A abstenção eleitoral, o direito de não exercer o direito de voto, tem vindo em crescimento desde 1975.

Se olharmos de forma direta para o confronto entre os dados de 1975, ano das primeiras eleições legislativas após o 25 de abril, versus os de 2022, ano das últimas eleições legislativas, a diferença é assustadora: 8,5% vs 48,6%, e isto considerando a percentagem de eleitores a viver dentro e fora do país.

Mas, se olharmos para o fenómeno considerando apenas os residentes em Portugal, também aqui temos uma enorme diferença: 8,3% de abstenção em 1975 contra 42% em 2022.

Há diversos fenómenos que justificam uma abstenção crescente no nosso país ao longo de 50 anos em democracia.

A principal, transversal aos diversos países democráticos, resulta do descontentamento político e a manifestação de insatisfação com os partidos políticos, com candidatos e até com o próprio sistema político.

A esperança que havia na sociedade nos anos 70 foi galvanizadora e impulsionadora para uma elevada participação em 1975. Ao longo destas 5 décadas foi-se constatando, fruto da redução sua participação, que muitas vezes os cidadãos não se sentem representados nas opções que se colocam a eleições, motivo pelo qual optam, simplesmente, por não votar.

A juntar a este facto, temos de ter em linha de conta uma crescente desconfiança nas instituições, quer com o governo, com a assembleia da república, a Europa e mesmo o sistema judicial, o que desencoraja à participação.

A perceção de corrupção ou falta de transparência pode igualmente minar a confiança dos eleitores.

Depois, temos de ter em conta que alguns eleitores pura e simplesmente não se interessam pela política ou consideram que o seu voto não faz qualquer diferença.

Este sentimento resulta de uma certa falta de educação cívica, de informação insuficiente, mas também da errada perceção de que a política não afeta diretamente suas vidas.

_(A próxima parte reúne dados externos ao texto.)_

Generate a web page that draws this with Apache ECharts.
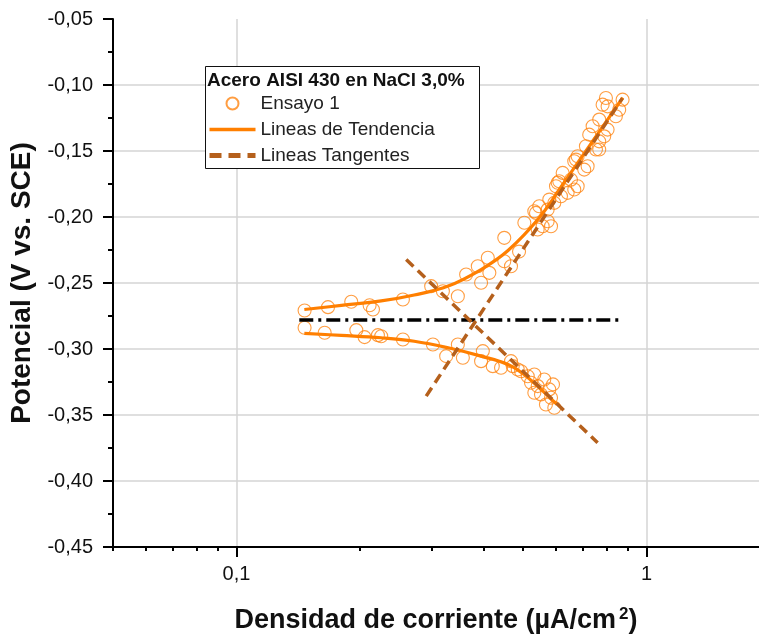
<!DOCTYPE html>
<html>
<head>
<meta charset="utf-8">
<script src="https://cdn.jsdelivr.net/npm/echarts@6/dist/echarts.min.js"></script>
<style>
html,body{margin:0;padding:0;background:#fff;}
#chart{width:759px;height:639px;}
</style>
</head>
<body>
<div id="chart"></div>
<script>
// ---- data ----
const anodicPoints = [[0.1466,-0.2708],[0.1672,-0.2683],[0.1905,-0.2642],[0.2112,-0.2668],[0.2152,-0.2701],[0.2546,-0.2625],[0.2984,-0.2524],[0.3187,-0.2562],[0.3466,-0.2600],[0.3631,-0.2436],[0.3877,-0.2373],[0.3949,-0.2498],[0.4101,-0.2309],[0.4137,-0.2423],[0.4498,-0.2158],[0.4498,-0.2335],[0.4671,-0.2373],[0.4887,-0.2262],[0.5035,-0.2044],[0.5375,-0.1969],[0.5426,-0.2095],[0.5580,-0.2070],[0.5739,-0.1944],[0.5739,-0.2032],[0.5957,-0.1893],[0.5848,-0.2070],[0.5475,-0.1919],[0.6014,-0.1767],[0.6071,-0.1741],[0.6184,-0.1843],[0.6243,-0.1666],[0.6420,-0.1817],[0.6541,-0.1717],[0.6663,-0.1792],[0.6663,-0.1578],[0.6792,-0.1540],[0.6792,-0.1767],[0.7047,-0.1641],[0.7114,-0.1464],[0.7182,-0.1616],[0.7247,-0.1376],[0.7387,-0.1313],[0.7526,-0.1489],[0.7666,-0.1262],[0.7666,-0.1427],[0.7884,-0.1389],[0.8035,-0.1338],[0.7813,-0.1149],[0.7960,-0.1098],[0.8417,-0.1237],[0.8576,-0.1187],[0.8740,-0.1111],[0.5325,-0.1956],[0.6125,-0.1729],[0.5792,-0.1868],[0.8035,-0.1162],[0.7666,-0.1489],[0.6728,-0.1565]];
const cathodicPoints = [[0.1466,-0.2839],[0.1641,-0.2877],[0.1960,-0.2857],[0.2053,-0.2910],[0.2213,-0.2895],[0.2546,-0.2928],[0.3013,-0.2966],[0.3246,-0.3054],[0.3466,-0.2966],[0.3565,-0.3066],[0.3988,-0.3016],[0.3949,-0.3092],[0.4217,-0.3130],[0.4417,-0.3142],[0.4671,-0.3092],[0.4717,-0.3130],[0.4943,-0.3168],[0.5132,-0.3206],[0.5325,-0.3193],[0.5630,-0.3231],[0.5227,-0.3256],[0.5426,-0.3281],[0.5792,-0.3306],[0.5325,-0.3331],[0.5528,-0.3344],[0.5848,-0.3369],[0.5684,-0.3420],[0.5957,-0.3445],[0.2254,-0.2903],[0.4852,-0.3155],[0.5913,-0.3268]];
const anodicTrend = [[0.1464,-0.2701],[0.1802,-0.2670],[0.2254,-0.2636],[0.2713,-0.2591],[0.3283,-0.2523],[0.3949,-0.2398],[0.4594,-0.2254],[0.5467,-0.2008],[0.6289,-0.1739],[0.7609,-0.1368],[0.8755,-0.1096]];
const cathodicTrend = [[0.1464,-0.2882],[0.1802,-0.2897],[0.2254,-0.2915],[0.2713,-0.2941],[0.3283,-0.2991],[0.3949,-0.3054],[0.4594,-0.3117],[0.5026,-0.3193],[0.5528,-0.3306],[0.6046,-0.3420]];
const anodicTangent = [[0.2902,-0.3357],[0.8731,-0.1100]];
const cathodicTangent = [[0.2594,-0.2322],[0.7597,-0.3710]];
const ecorrLine = [[0.1423,-0.278],[0.8755,-0.278]];
const xMajorTicks = [0.1, 1];
const xMinorTicks = [0.05,0.06,0.07,0.08,0.09,0.2,0.3,0.4,0.5,0.6,0.7,0.8,0.9];
const yRange = [-0.45, -0.05];
const yStep = 0.05;
const xRange = [0.05, 1.88];
const legendTitle = 'Acero AISI 430 en NaCl 3,0%';
const seriesNames = ['Ensayo 1', 'Lineas de Tendencia', 'Lineas Tangentes'];

const FONT = '"Liberation Sans", Arial, sans-serif';
const ORANGE = '#FF8412';
const TREND = '#FF7F00';
const BROWN = '#B5601C';

const chart = echarts.init(document.getElementById('chart'), null, {renderer: 'canvas'});
chart.setOption({
  backgroundColor: '#ffffff',
  animation: false,
  grid: {left: 112, top: 19, right: 0, bottom: 91},
  title: {
    text: legendTitle, left: 207, top: 71, padding: 0,
    textStyle: {fontFamily: FONT, fontWeight: 'bold', fontSize: 19, color: '#111'}
  },
  graphic: [{
    type: 'rect', z: 5,
    shape: {x: 205.5, y: 66.5, width: 274, height: 102},
    style: {fill: '#fff', stroke: '#111', lineWidth: 1}
  }],
  legend: {
    data: [
      {name: seriesNames[0]},
      {name: seriesNames[1], itemStyle: {opacity: 0, borderWidth: 0}, lineStyle: {width: 3.5}},
      {name: seriesNames[2], itemStyle: {opacity: 0, borderWidth: 0}, lineStyle: {width: 5, type: [12, 7]}}
    ],
    orient: 'vertical', left: 207, top: 94,
    padding: 0, itemWidth: 46, itemHeight: 12, itemGap: 7, z: 10,
    textStyle: {fontFamily: FONT, fontSize: 19, color: '#222'}
  },
  xAxis: [{
    type: 'log', logBase: 10, min: xRange[0], max: xRange[1],
    name: 'Densidad de corriente (µA/cm{sup|2})', nameLocation: 'middle', nameGap: 59,
    nameTextStyle: {fontFamily: FONT, fontWeight: 'bold', fontSize: 27, color: '#111',
      rich: {sup: {fontFamily: FONT, fontWeight: 'bold', fontSize: 17, color: '#111', verticalAlign: 'top', padding: [0, 0, 12, 3]}}},
    axisLine: {show: true, lineStyle: {color: '#000', width: 2}},
    axisTick: {show: true, customValues: xMajorTicks, length: 10, lineStyle: {color: '#000', width: 2}},
    axisLabel: {customValues: xMajorTicks, margin: 17, fontFamily: FONT, fontSize: 20, color: '#111',
      formatter: v => String(v).replace('.', ',')},
    splitLine: {show: true, lineStyle: {color: '#d4d4d4', width: 1.5}}
  }, {
    type: 'log', logBase: 10, min: xRange[0], max: xRange[1], position: 'bottom',
    axisLine: {show: false},
    axisTick: {show: true, customValues: xMinorTicks, length: 4, lineStyle: {color: '#000', width: 2}},
    axisLabel: {show: false},
    splitLine: {show: false}
  }],
  yAxis: {
    type: 'value', min: yRange[0], max: yRange[1], interval: yStep,
    name: 'Potencial (V vs. SCE)', nameLocation: 'middle', nameGap: 77, nameRotate: 90,
    nameTextStyle: {fontFamily: FONT, fontWeight: 'bold', fontSize: 28, color: '#111'},
    axisLine: {show: true, lineStyle: {color: '#000', width: 2}},
    axisTick: {show: true, length: 10, lineStyle: {color: '#000', width: 2}},
    minorTick: {show: true, splitNumber: 2, length: 5, lineStyle: {color: '#000', width: 2}},
    axisLabel: {margin: 20, fontFamily: FONT, fontSize: 20, color: '#111',
      formatter: v => v.toFixed(2).replace('.', ',')},
    splitLine: {show: true, showMaxLine: false, lineStyle: {color: '#d4d4d4', width: 1.5}}
  },
  series: [{
    name: seriesNames[0], type: 'scatter', symbol: 'circle', symbolSize: 13, z: 2,
    itemStyle: {color: 'rgba(255,255,255,0)', borderColor: ORANGE, borderWidth: 1.1},
    data: anodicPoints.concat(cathodicPoints)
  }, {
    name: seriesNames[1], type: 'line', symbol: 'none', smooth: 0.4, z: 3,
    lineStyle: {color: TREND, width: 3.2}, itemStyle: {color: TREND},
    data: anodicTrend
  }, {
    name: seriesNames[1], type: 'line', symbol: 'none', smooth: 0.4, z: 3,
    lineStyle: {color: TREND, width: 3.2}, itemStyle: {color: TREND},
    data: cathodicTrend
  }, {
    name: '', type: 'line', symbol: 'none', z: 4,
    lineStyle: {color: '#000', width: 3.5, type: [14, 5, 3, 5]},
    data: ecorrLine
  }, {
    name: seriesNames[2], type: 'line', symbol: 'none', z: 5,
    lineStyle: {color: BROWN, width: 3.5, type: [10, 6]}, itemStyle: {color: BROWN},
    data: anodicTangent
  }, {
    name: seriesNames[2], type: 'line', symbol: 'none', z: 5,
    lineStyle: {color: BROWN, width: 3.5, type: [10, 6]}, itemStyle: {color: BROWN},
    data: cathodicTangent
  }]
});
</script>
</body>
</html>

As características do sistema eleitoral e a dinâmica partidária também influenciam a abstenção. Ao não se identificarem com nenhum partido ou candidato, os eleitores sentem que as opções são limitadas, podendo optar por não participar.

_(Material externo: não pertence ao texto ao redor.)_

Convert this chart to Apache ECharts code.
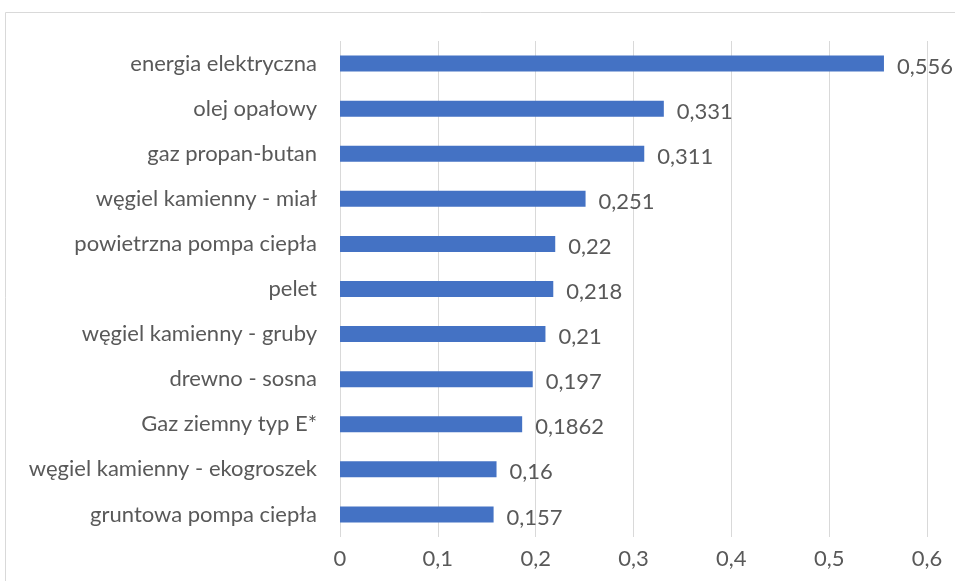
<!DOCTYPE html>
<html>
<head>
<meta charset="utf-8">
<script src="https://cdn.jsdelivr.net/npm/echarts@6/dist/echarts.min.js"></script>
<style>
  html, body { margin: 0; padding: 0; background: #fff; }
  #chart { width: 955px; height: 581px; }
</style>
</head>
<body>
<div id="chart"></div>
<script>
// Heating sources, listed top to bottom
const categories = [
  'energia elektryczna',
  'olej opałowy',
  'gaz propan-butan',
  'węgiel kamienny - miał',
  'powietrzna pompa ciepła',
  'pelet',
  'węgiel kamienny - gruby',
  'drewno - sosna',
  'Gaz ziemny typ E*',
  'węgiel kamienny - ekogroszek',
  'gruntowa pompa ciepła'
];
const values = [0.556, 0.331, 0.311, 0.251, 0.22, 0.218, 0.21, 0.197, 0.1862, 0.16, 0.157];
const xTicks = [0, 0.1, 0.2, 0.3, 0.4, 0.5, 0.6];

const fmt = v => String(+v.toFixed(4)).replace('.', ',');
const FONT = 'Lato, "Open Sans", sans-serif';
const TEXT = '#595959';

const chart = echarts.init(document.getElementById('chart'), null, { renderer: 'canvas' });
chart.setOption({
  animation: false,
  backgroundColor: '#fff',
  graphic: [{
    type: 'rect',
    shape: { x: 5.5, y: 12.5, width: 960, height: 600 },
    style: { fill: 'none', stroke: '#d9d9d9', lineWidth: 1 },
    silent: true,
    z: -1
  }],
  grid: { left: 340, right: 28, top: 41, bottom: 44, containLabel: false },
  xAxis: {
    type: 'value',
    min: xTicks[0],
    max: xTicks[xTicks.length - 1],
    interval: 0.1,
    axisLine: { show: false },
    axisTick: { show: false },
    splitLine: { show: true, lineStyle: { color: '#d9d9d9', width: 1 } },
    axisLabel: {
      margin: 11,
      color: TEXT,
      fontFamily: FONT,
      fontSize: 22,
      formatter: v => fmt(v)
    }
  },
  yAxis: {
    type: 'category',
    data: categories,
    inverse: true,
    axisLine: { show: false },
    axisTick: { show: false },
    splitLine: { show: false },
    axisLabel: {
      margin: 23,
      color: TEXT,
      fontFamily: FONT,
      fontSize: 22
    }
  },
  series: [{
    type: 'bar',
    data: values,
    barWidth: 16,
    itemStyle: { color: '#4472c4' },
    label: {
      show: true,
      position: 'right',
      distance: 13,
      offset: [0, 3],
      color: TEXT,
      fontFamily: FONT,
      fontSize: 22,
      formatter: p => fmt(p.value)
    }
  }]
});
</script>
</body>
</html>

Depois as mudanças demográficas, numa sociedade cada vez mais envelhecida e com um crescimento de esperança de vida como a nossa, influenciam de forma direta os próprios padrões de abstenção e interferem inclusive diretamente com as sondagens, isto se tivermos em linha de conta a estrutura etária das populações que dispõem de telefones fixos e que são mais facilmente participantes em processos de sondagem.

Teremos ainda a dificuldade do exercício do direito de voto. Ou melhor dizendo, a questão do voto presencial e na área de recenseamento.

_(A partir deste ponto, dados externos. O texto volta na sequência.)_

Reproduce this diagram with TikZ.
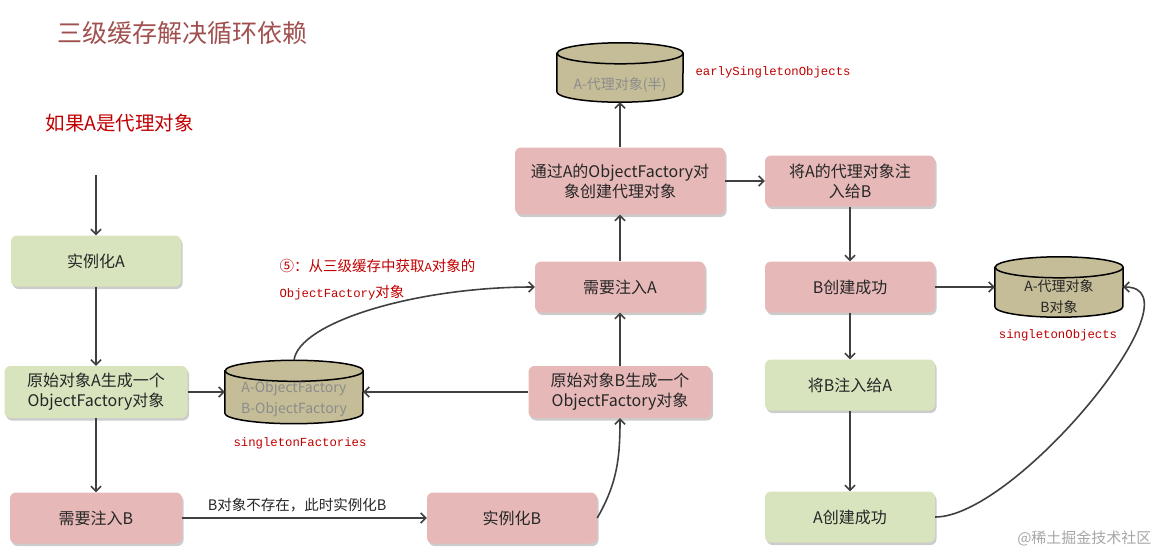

O regime ainda não se adaptou o suficiente aos tempos em que vivemos e à mobilidade dos cidadãos. O voto eletrónico ainda não foi adotado e o voto antecipado, apesar dos esforços, ainda fica muito aquém de poder ser um verdadeiro obstáculo à abstenção.

E depois, claro está, temos os “eleitores fantasmas” que continuam a existir nos cadernos eleitorais e que ninguém parece interessado em querer mexer.

De acordo com um Estudo da Fundação Francisco Manuel dos Santos, teríamos em Portugal, em 2021, cerca de um milhão de eleitores recenseados a mais face ao número de residentes em Portugal com direito de voto.

Este sobre recenseamento resulta dos portugueses que emigram, mas continuam inscritos nos cadernos eleitorais nacionais em vez de se inscreverem num consulado, o que tem ocorrido de forma mais evidente com a população jovem licenciada que tem optado pela emigração numa procura de oportunidades e melhores condições no estrangeiro e que, a prazo, o país pagará um preço bem elevado por esta perda de capital humano.

Para contrariar a ausência da participação, o primado do voto em mobilidade, nos dias dos atos eleitorais, poderia ser uma arma poderosa contra a abstenção.

A revisão dos cadernos eleitorais, que tão raras vezes ocorreu no nosso país, seria outra arma importante e com impacto direto na redução da abstenção.

Por fim, a necessidade de aumentar o grau e índice de credibilidade das instituições. Talvez sendo esta a mais importante, é igualmente a mais difícil. Certo é que, todas juntas, contribuiriam de forma decisiva para aumentar a participação dos cidadãos, e impediriam que, eleição atrás de eleição, a abstenção fosse “uma das vencedoras da noite”.